Future hangs in the balance
Updated: 2014-04-24 07:00
By Shen Dingli (China Daily)
Currently in Asia, there are serious differences between those countries adhering to unity and cooperation to benefit all and those trying to form cliques and factions to benefit themselves. It is Japan that is leading such divisiveness, as it has tried to piece together an Asian version of NATO, and antagonized its neighbors by clinging obstinately to its denial of historical facts and even embarked along the road of glorifying aggression.
Any responsible power must go all out to contribute to regional peace and stability based on human morality and justice. As a great power with tremendous economic and military presence in the region, how the United States sets out its Asia-Pacific position will make all the difference to Asia's stability and development.
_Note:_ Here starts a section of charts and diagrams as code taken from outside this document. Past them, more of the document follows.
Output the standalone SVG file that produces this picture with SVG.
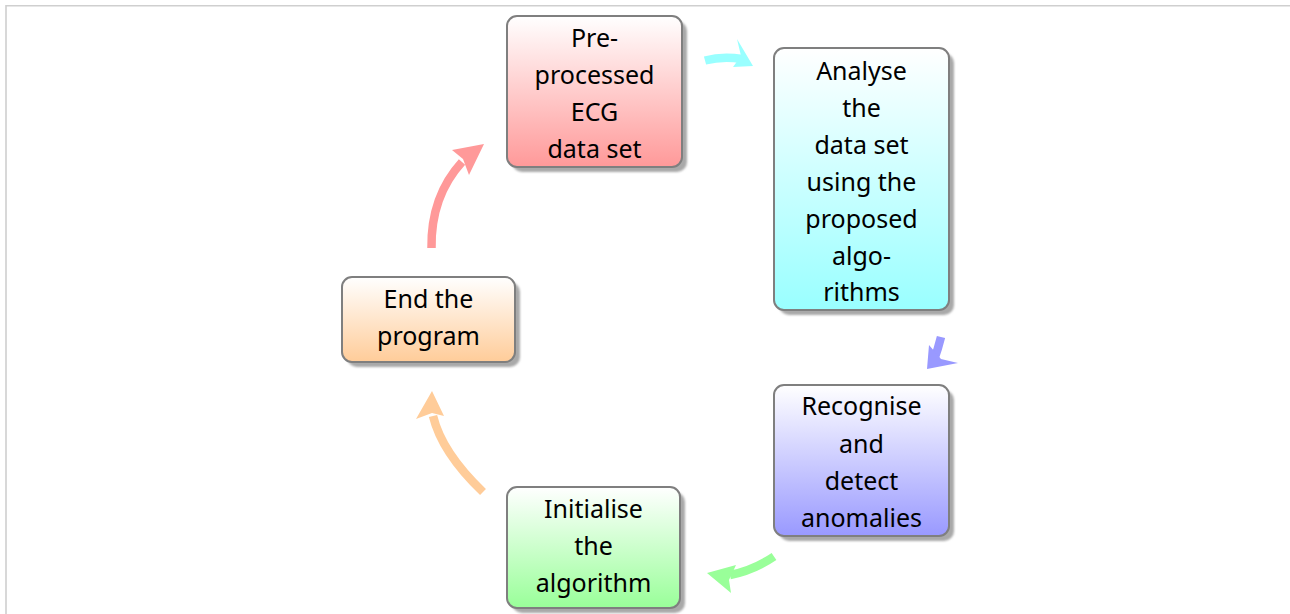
<svg xmlns="http://www.w3.org/2000/svg" width="1290" height="614" viewBox="0 0 1290 614">
  <style>
    .box { stroke: #7f7f7f; stroke-width: 2; }
    .shadow { fill: #a9a9a9; filter: url(#soft); }
    .label { font-family: "Noto Sans", "DejaVu Sans", sans-serif; font-size: 25px; fill: #000; text-anchor: middle; }
    .shaft { fill: none; stroke-width: 8.5; stroke-linecap: butt; }
  </style>
  <defs>
    <filter id="soft" x="-10%" y="-10%" width="120%" height="120%">
      <feGaussianBlur stdDeviation="1"/>
    </filter>
    <linearGradient id="gRed" x1="0" y1="0" x2="0" y2="1">
      <stop offset="0" stop-color="#ffffff"/>
      <stop offset="1" stop-color="#ff9999"/>
    </linearGradient>
    <linearGradient id="gCyan" x1="0" y1="0" x2="0" y2="1">
      <stop offset="0" stop-color="#ffffff"/>
      <stop offset="1" stop-color="#99ffff"/>
    </linearGradient>
    <linearGradient id="gBlue" x1="0" y1="0" x2="0" y2="1">
      <stop offset="0" stop-color="#ffffff"/>
      <stop offset="1" stop-color="#9999ff"/>
    </linearGradient>
    <linearGradient id="gGreen" x1="0" y1="0" x2="0" y2="1">
      <stop offset="0" stop-color="#ffffff"/>
      <stop offset="1" stop-color="#99ff99"/>
    </linearGradient>
    <linearGradient id="gOrange" x1="0" y1="0" x2="0" y2="1">
      <stop offset="0" stop-color="#ffffff"/>
      <stop offset="1" stop-color="#ffcc99"/>
    </linearGradient>
  </defs>

  <!-- page frame -->
  <path d="M6 614 V5.8 H1290" fill="none" stroke="#cfcfcf" stroke-width="1.6"/>

  <!-- circular connectors -->
  <g id="connectors">
    <g id="arrow-red" fill="#ff9999" stroke="#ff9999">
      <path class="shaft" d="M431.5 248 C431 215 441 185 462 162"/>
      <polygon stroke="none" points="484,144 452,150 463,159 469,175"/>
    </g>
    <g id="arrow-cyan" fill="#99ffff" stroke="#99ffff">
      <path class="shaft" d="M705 60.5 C718 57 730 57 742 59"/>
      <polygon stroke="none" points="753,66 737,39 741,56 733,67"/>
    </g>
    <g id="arrow-blue" fill="#9999ff" stroke="#9999ff">
      <path class="shaft" d="M941 337 C939 345 937 352 934 360"/>
      <polygon stroke="none" points="927,369 929,345 941,359 958,363"/>
    </g>
    <g id="arrow-green" fill="#99ff99" stroke="#99ff99">
      <path class="shaft" d="M774 556.5 C760 566 745 572 730 575"/>
      <polygon stroke="none" points="707,573 736,565 729,580 731,593"/>
    </g>
    <g id="arrow-orange" fill="#ffcc99" stroke="#ffcc99">
      <path class="shaft" d="M483 492 C460 470 440 445 433 416"/>
      <polygon stroke="none" points="432,391 416,419 432,413 444,416"/>
    </g>
  </g>

  <!-- nodes -->
  <g id="node-preprocessed">
    <rect class="shadow" x="512" y="21" width="175" height="151" rx="10"/>
    <rect class="box" x="507" y="16" width="175" height="151" rx="10" fill="url(#gRed)"/>
    <text class="label" x="594.5" y="47">Pre-</text>
    <text class="label" x="594.5" y="84">processed</text>
    <text class="label" x="594.5" y="121">ECG</text>
    <text class="label" x="594.5" y="158">data set</text>
  </g>

  <g id="node-analyse">
    <rect class="shadow" x="779" y="53" width="175" height="262" rx="10"/>
    <rect class="box" x="774" y="48" width="175" height="262" rx="10" fill="url(#gCyan)"/>
    <text class="label" x="861.5" y="80">Analyse</text>
    <text class="label" x="861.5" y="117">the</text>
    <text class="label" x="861.5" y="154">data set</text>
    <text class="label" x="861.5" y="191">using the</text>
    <text class="label" x="861.5" y="228">proposed</text>
    <text class="label" x="861.5" y="265">algo-</text>
    <text class="label" x="861.5" y="301">rithms</text>
  </g>

  <g id="node-recognise">
    <rect class="shadow" x="779" y="390" width="175" height="151" rx="10"/>
    <rect class="box" x="774" y="385" width="175" height="151" rx="10" fill="url(#gBlue)"/>
    <text class="label" x="861.5" y="415">Recognise</text>
    <text class="label" x="861.5" y="453">and</text>
    <text class="label" x="861.5" y="490">detect</text>
    <text class="label" x="861.5" y="527">anomalies</text>
  </g>

  <g id="node-initialise">
    <rect class="shadow" x="512" y="492" width="173" height="121" rx="10"/>
    <rect class="box" x="507" y="487" width="173" height="121" rx="10" fill="url(#gGreen)"/>
    <text class="label" x="593.5" y="518">Initialise</text>
    <text class="label" x="593.5" y="555">the</text>
    <text class="label" x="593.5" y="592">algorithm</text>
  </g>

  <g id="node-end">
    <rect class="shadow" x="347" y="282" width="173" height="85" rx="10"/>
    <rect class="box" x="342" y="277" width="173" height="85" rx="10" fill="url(#gOrange)"/>
    <text class="label" x="428.5" y="308">End the</text>
    <text class="label" x="428.5" y="345">program</text>
  </g>
</svg>
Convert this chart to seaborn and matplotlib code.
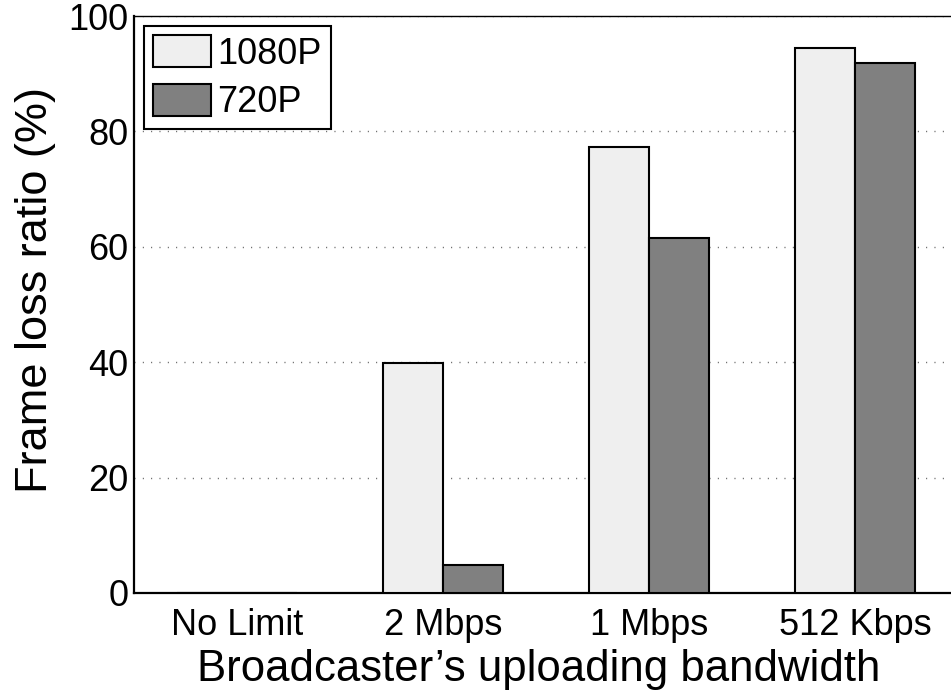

Whether Washington will offer constructive cooperation to Asian countries' efforts to enhance mutual trust and erase the doubts of its intentions has a direct bearing on regional peace, as well as the US' own strategic interests.
Thus the eyes of the world are focused on US President Barack Obama's four-nation trip to Asia that began in Japan on Wednesday.
If the US can aim high and think big and cooperate sincerely with countries in the region to establish a common security and trust mechanism that is suitable to the characteristics of the Asia-Pacific region, it will surely receive a share of Asia's peace dividend and be genuinely welcomed among Asian countries.
However, if the US is unwilling or unable to contribute to Asia-Pacific stability, and instead takes sides in the region's various historical and sovereignty disputes, it will be hard for the country to become the kind of responsible power that can benefit Asia. If the US only looks at short-term interests and sits watching Japan turning its military ambition into reality step by step, not only will the troublemaker's interests be ultimately damaged, but also those of the US.
History has repeatedly shown us that a country that employs a policy of appeasement will eventually shoot itself in the foot.
The author is a professor and associate dean of the Institute of International Studies, Fudan University.